Not a product — it's what makes the other four buckets cheaper and more resilient.
The water and habitat backbone: a half-acre stocked pond in the natural low, buried lines feeding frost-free hydrants everywhere, a native windbreak on three edges, and pollinator strips threaded through the farm. It earns no cash — it earns leverage: free water, wind protection, pollination, and resilience that lower every other bucket's cost.





Lines below frost line (~12–18"). Cattle drink from troughs on hydrants; the pond edge is fenced with one hardened access point so the herd can't pug the banks.
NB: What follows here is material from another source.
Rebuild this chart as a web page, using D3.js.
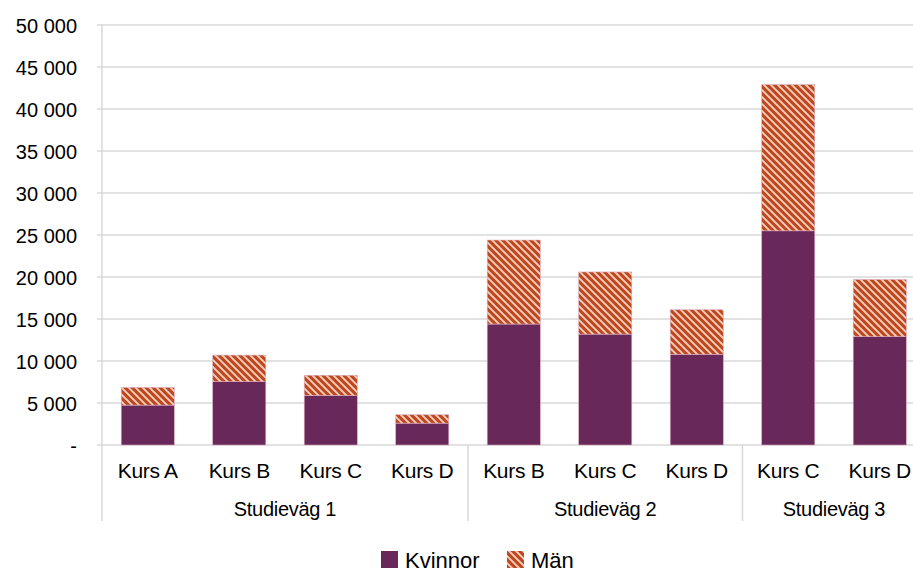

| Item | Qty | Unit | Cost |
|---|---|---|---|
| Pond excavation — 0.5 ac, keyed dam | 1 | — | $12,000 |
| Buried water main + frost-free hydrants | 10 | — | $10,000 |
| Windbreak — native trees (double row) | 150 | $12 | $1,800 |
| Pollinator / native seed + establishment | — | — | $1,000 |
| Contour swales — machine time + materials | — | — | $500 |
| Windbreak tree tubes / protection | 150 | $2 | $300 |
| Bucket E total | ~$25,600 |
Pond cost drops sharply if you push the dirt yourself ($8k DIY vs ~$18k hired). Windbreak: bur oak, cedar elm, eastern red cedar, Mexican plum, Eve's necklace — 12–15 ft on-center, N/E/W edges only (south left open for road frontage and winter sun).
Once established it runs itself: rain fills the pond and tanks, the windbreak and natives are unirrigated, hydrants are maintenance-light. Effectively no recurring cash.
The multiplier. Pollinators lift orchard yield; the windbreak shelters every bucket and cuts evaporation; the pond waters the herd, irrigates the garden in a pinch, and adds fish + recreation; swales push roof runoff into the orchard instead of off-site.